Verordnung gegen die Klimakrise
Diese Abholzungen und Entwaldungen will die EU eigentlich mit der Regelung langfristig verhindern, und erklärt dazu in der Verordnung:
„Der Verbrauch in der Union ist eine wichtige Ursache für Entwaldung und Waldschädigung auf der ganzen Welt. […] Entwaldung und Waldschädigung tragen auf vielfältige Weise zur globalen Klimakrise bei. […] Klimawandel, Verlust der biologischen Vielfalt und Entwaldung sind Anliegen von größter Bedeutung weltweit, die sich auf das Überleben der Menschheit und die dauerhaften Lebensbedingungen auf der Erde auswirken, wenn keine angemessenen regulatorischen Maßnahmen ergriffen werden.“
Die EUDR wurde am 29. Juni 2023 in Kraft gesetzt, mit ursprünglich geplanter Anwendung für große Unternehmen ab dem 30. Dezember 2024, für kleine Firmen ab Juni 2025. Durch Druck von Industrie und Handel – besonders aus Exportländern wie Brasilien und Indonesien, die vor technischen und administrativen Überforderungen warnten – wurde um ein Jahr verschoben.
Die zwischenzeitlich überarbeitete Entwaldungsverordnung, jetzt mit weniger bürokratischem Aufwand als ursprünglich von der EU geplant, wird zum Jahresende 2025 wirksam, für kleine Firmen ab Juni 2026.
Es wird teurer
Ökonomisch ist der kurzfristige Effekt zu erwarten, dass Transaktionskosten, Rückverfolgungs-Investitionen und Umstrukturierungen die Preise für betroffene Produkte erhöhen.

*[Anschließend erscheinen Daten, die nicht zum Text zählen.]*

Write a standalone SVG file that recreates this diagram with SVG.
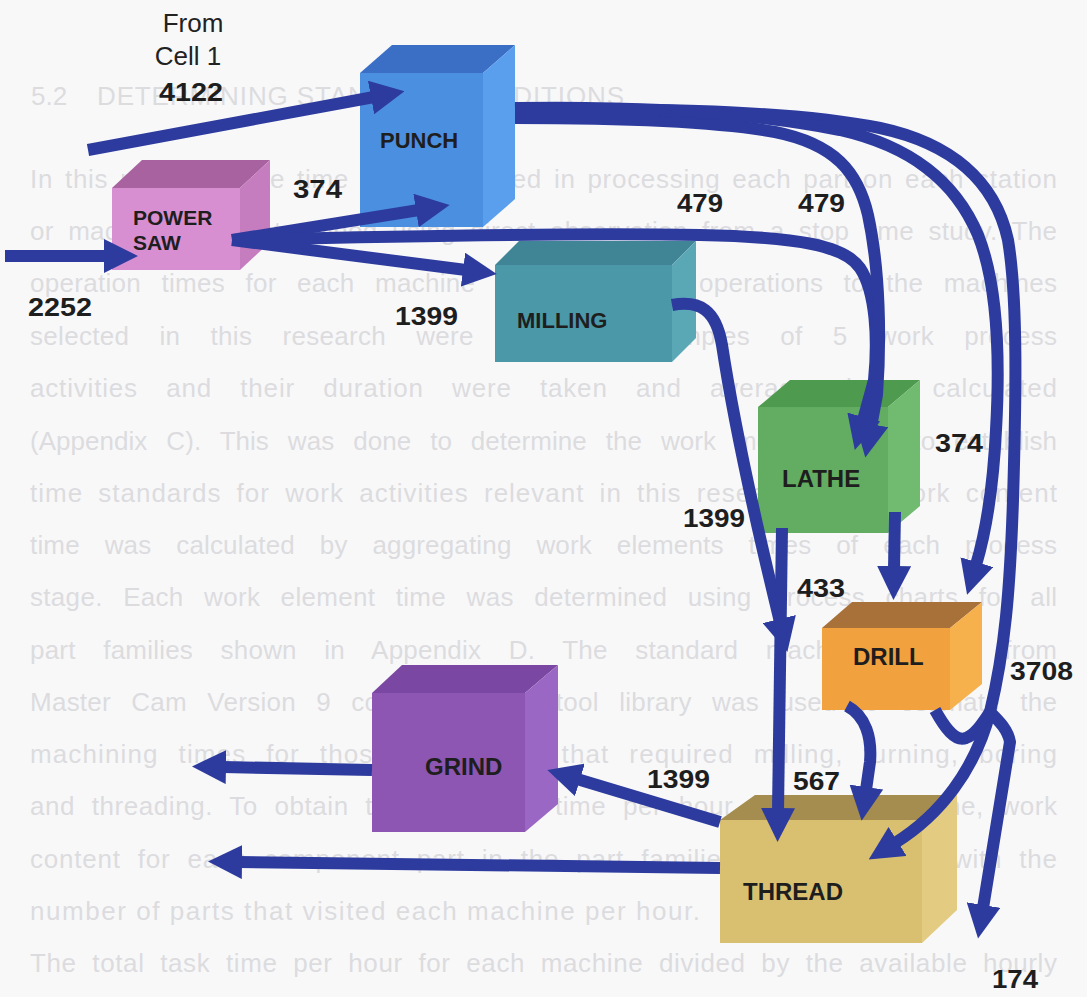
<svg xmlns="http://www.w3.org/2000/svg" width="1087" height="997" viewBox="0 0 1087 997">
  <defs>
    <style>
      .page{font-family:"Liberation Sans",Arial,sans-serif;font-size:26px;fill:#dcdcdf}
      .box-label{font-family:"Liberation Sans",Arial,sans-serif;font-weight:bold;fill:#1e1e1e}
      .qty{font-family:"Liberation Sans",Arial,sans-serif;font-weight:bold;font-size:25px;fill:#1e1e1e}
      .src{font-family:"Liberation Sans",Arial,sans-serif;font-size:26px;fill:#222}
      .flow{fill:none;stroke:#2d3b9e;stroke-width:12;stroke-linejoin:round;marker-end:url(#head)}
      .flow-plain{fill:none;stroke:#2d3b9e;stroke-width:12;stroke-linejoin:round}
    </style>
    <marker id="head" markerUnits="userSpaceOnUse" viewBox="0 0 34 34" markerWidth="34" markerHeight="34" refX="3" refY="17" orient="auto">
      <path d="M0,0 L34,17 L0,34 z" fill="#2d3b9e"/>
    </marker>
  </defs>

  <rect width="1087" height="997" fill="#f8f8f9"/>

  <!-- page text printed behind the chart (justified paragraph) -->
  <g id="page-text">
    <text class="page" x="31" y="105">5.2</text>
    <text class="page" x="97" y="105" textLength="527" lengthAdjust="spacing">DETERMINING STANDARD CONDITIONS</text>
    <text class="page" x="30" y="188" word-spacing="3.9" textLength="1027" lengthAdjust="spacing">In this research, the time that is needed in processing each part on each station</text>
    <text class="page" x="30" y="240" word-spacing="6.9" textLength="1027" lengthAdjust="spacing">or machine was determined using direct observation from a stop time study. The</text>
    <text class="page" x="30" y="292" word-spacing="12.9" textLength="1027" lengthAdjust="spacing">operation times for each machine and the other operations to the machines</text>
    <text class="page" x="30" y="345" word-spacing="22.7" textLength="1027" lengthAdjust="spacing">selected in this research were recorded. Samples of 5 work process</text>
    <text class="page" x="30" y="397" word-spacing="20.2" textLength="1027" lengthAdjust="spacing">activities and their duration were taken and average times calculated</text>
    <text class="page" x="30" y="450" word-spacing="11.7" textLength="1027" lengthAdjust="spacing">(Appendix C). This was done to determine the work measurement to establish</text>
    <text class="page" x="30" y="502" word-spacing="7" textLength="1027" lengthAdjust="spacing">time standards for work activities relevant in this research. The work content</text>
    <text class="page" x="30" y="554" word-spacing="17.5" textLength="1027" lengthAdjust="spacing">time was calculated by aggregating work elements times of each process</text>
    <text class="page" x="30" y="606" word-spacing="12.9" textLength="1027" lengthAdjust="spacing">stage. Each work element time was determined using process charts for all</text>
    <text class="page" x="30" y="659" word-spacing="20.1" textLength="1027" lengthAdjust="spacing">part families shown in Appendix D. The standard machining times from</text>
    <text class="page" x="30" y="711" word-spacing="12.9" textLength="1027" lengthAdjust="spacing">Master Cam Version 9 computer-aided tool library was used to estimate the</text>
    <text class="page" x="30" y="763" word-spacing="11.6" textLength="1027" lengthAdjust="spacing">machining times for those operations that required milling, turning, boring</text>
    <text class="page" x="30" y="815" word-spacing="8.8" textLength="1027" lengthAdjust="spacing">and threading. To obtain the total task time per hour for each machine, work</text>
    <text class="page" x="30" y="868" word-spacing="9.1" textLength="1027" lengthAdjust="spacing">content for each component part in the part families was multiplied with the</text>
    <text class="page" x="30" y="920" textLength="670" lengthAdjust="spacing">number of parts that visited each machine per hour.</text>
    <text class="page" x="30" y="972" word-spacing="7.8" textLength="1027" lengthAdjust="spacing">The total task time per hour for each machine divided by the available hourly</text>
  </g>

  <!-- machines drawn as boxes: front face, top face, right face -->
  <g id="power-saw">
    <rect x="112" y="188" width="128" height="82" fill="#d88fd2"/>
    <polygon points="112,188 142,160 270,160 240,188" fill="#a8629f"/>
    <polygon points="240,188 270,160 270,242 240,270" fill="#c67dc0"/>
    <text class="box-label" font-size="21" x="133" y="225">POWER</text>
    <text class="box-label" font-size="21" x="133" y="250">SAW</text>
  </g>

  <g id="punch">
    <rect x="360" y="73" width="123" height="154" fill="#4b8fe0"/>
    <polygon points="360,73 392,45 515,45 483,73" fill="#3b6fc6"/>
    <polygon points="483,73 515,45 515,199 483,227" fill="#5a9fee"/>
    <text class="box-label" font-size="22" x="380" y="148">PUNCH</text>
  </g>

  <g id="milling">
    <rect x="495" y="265" width="177" height="97" fill="#4a98a8"/>
    <polygon points="495,265 519,241 696,241 672,265" fill="#3f8595"/>
    <polygon points="672,265 696,241 696,338 672,362" fill="#5aa8b6"/>
    <text class="box-label" font-size="22" x="517" y="328">MILLING</text>
  </g>

  <g id="lathe">
    <rect x="758" y="407" width="130" height="126" fill="#62ad62"/>
    <polygon points="758,407 790,380 920,380 888,407" fill="#4e9a4e"/>
    <polygon points="888,407 920,380 920,506 888,533" fill="#70bb70"/>
    <text class="box-label" font-size="24" x="782" y="487">LATHE</text>
  </g>

  <g id="drill">
    <rect x="822" y="628" width="128" height="82" fill="#f1a23e"/>
    <polygon points="822,628 852,602 982,602 950,628" fill="#a8713a"/>
    <polygon points="950,628 982,602 982,684 950,710" fill="#f6b04c"/>
    <text class="box-label" font-size="24" x="853" y="665">DRILL</text>
  </g>

  <g id="grind">
    <rect x="372" y="693" width="153" height="139" fill="#8c56b2"/>
    <polygon points="372,693 402,665 558,665 525,693" fill="#7a48a2"/>
    <polygon points="525,693 558,665 558,804 525,832" fill="#9a68c4"/>
    <text class="box-label" font-size="24" x="425" y="775">GRIND</text>
  </g>

  <g id="thread">
    <rect x="720" y="820" width="202" height="123" fill="#d9c071"/>
    <polygon points="720,820 755,795 957,795 922,820" fill="#a48d4e"/>
    <polygon points="922,820 957,795 957,910 922,943" fill="#e3cb82"/>
    <text class="box-label" font-size="24" x="743" y="900">THREAD</text>
  </g>

  <!-- material flows -->
  <g id="connectors">
    <path class="flow" d="M88,150 L374,97"/>
    <path class="flow" d="M5,256 L107,256"/>
    <path class="flow" d="M232,240 L419,210"/>
    <path class="flow" d="M232,240 L466,270"/>
    <path class="flow" d="M232,240 C400,236 600,233 700,235 C800,237 845,246 860,268 C876,292 878,340 874,380 L863,420"/>
    <path class="flow" d="M515,118 C620,118 720,122 775,132 C835,144 858,172 868,215 C880,270 881,340 877,395 L871,427"/>
    <path class="flow" d="M515,108 C650,106 760,114 840,130 C910,146 955,180 978,235 C998,285 1000,360 996,430 C993,490 985,535 976,565"/>
    <path class="flow" d="M515,110 C680,108 800,112 880,128 C950,143 995,180 1008,240 C1018,300 1016,400 1013,500 C1010,590 1005,650 990,712 C975,770 940,815 895,843"/>
    <path class="flow" d="M990,712 C1000,722 1008,730 1010,742 L983,908"/>
    <path class="flow-plain" d="M935,710 C945,728 955,742 966,738 C976,734 983,722 990,712"/>
    <path class="flow" d="M672,305 C700,300 716,310 722,345 C735,430 760,540 780,622"/>
    <path class="flow" d="M782,528 L778,811"/>
    <path class="flow" d="M895,512 L894,569"/>
    <path class="flow" d="M847,706 C866,716 872,738 870,762 L866,790"/>
    <path class="flow" d="M720,822 L577,779"/>
    <path class="flow" d="M372,770 L223,767"/>
    <path class="flow" d="M720,868 L239,862"/>
  </g>

  <!-- flow quantities -->
  <g id="labels">
    <text class="src" x="193" y="32" text-anchor="middle">From</text>
    <text class="src" x="188" y="65" text-anchor="middle">Cell 1</text>
    <text class="qty" x="159" y="101" textLength="64" lengthAdjust="spacingAndGlyphs">4122</text>
    <text class="qty" x="293" y="198" textLength="49" lengthAdjust="spacingAndGlyphs">374</text>
    <text class="qty" x="28" y="316" textLength="64" lengthAdjust="spacingAndGlyphs">2252</text>
    <text class="qty" x="395" y="325" textLength="63" lengthAdjust="spacingAndGlyphs">1399</text>
    <text class="qty" x="677" y="212" textLength="46" lengthAdjust="spacingAndGlyphs">479</text>
    <text class="qty" x="798" y="212" textLength="47" lengthAdjust="spacingAndGlyphs">479</text>
    <text class="qty" x="935" y="452" textLength="48" lengthAdjust="spacingAndGlyphs">374</text>
    <text class="qty" x="683" y="527" textLength="62" lengthAdjust="spacingAndGlyphs">1399</text>
    <text class="qty" x="797" y="597" textLength="48" lengthAdjust="spacingAndGlyphs">433</text>
    <text class="qty" x="1010" y="680" textLength="63" lengthAdjust="spacingAndGlyphs">3708</text>
    <text class="qty" x="647" y="788" textLength="63" lengthAdjust="spacingAndGlyphs">1399</text>
    <text class="qty" x="793" y="790" textLength="47" lengthAdjust="spacingAndGlyphs">567</text>
    <text class="qty" x="992" y="988" textLength="46" lengthAdjust="spacingAndGlyphs">174</text>
  </g>
</svg>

Manche Unternehmen werden Lieferketten umschichten oder Importe aus Regionen reduzieren, bei denen die Nachweisführung schwierig ist. Ein anderer Effekt könnte eine mögliche „Handelsumlenkung“ sein: Länder, die nicht in die EU liefern können oder wollen, verkaufen ihre Produkte verstärkt an andere Märkte, wo geringere Umweltauflagen gelten.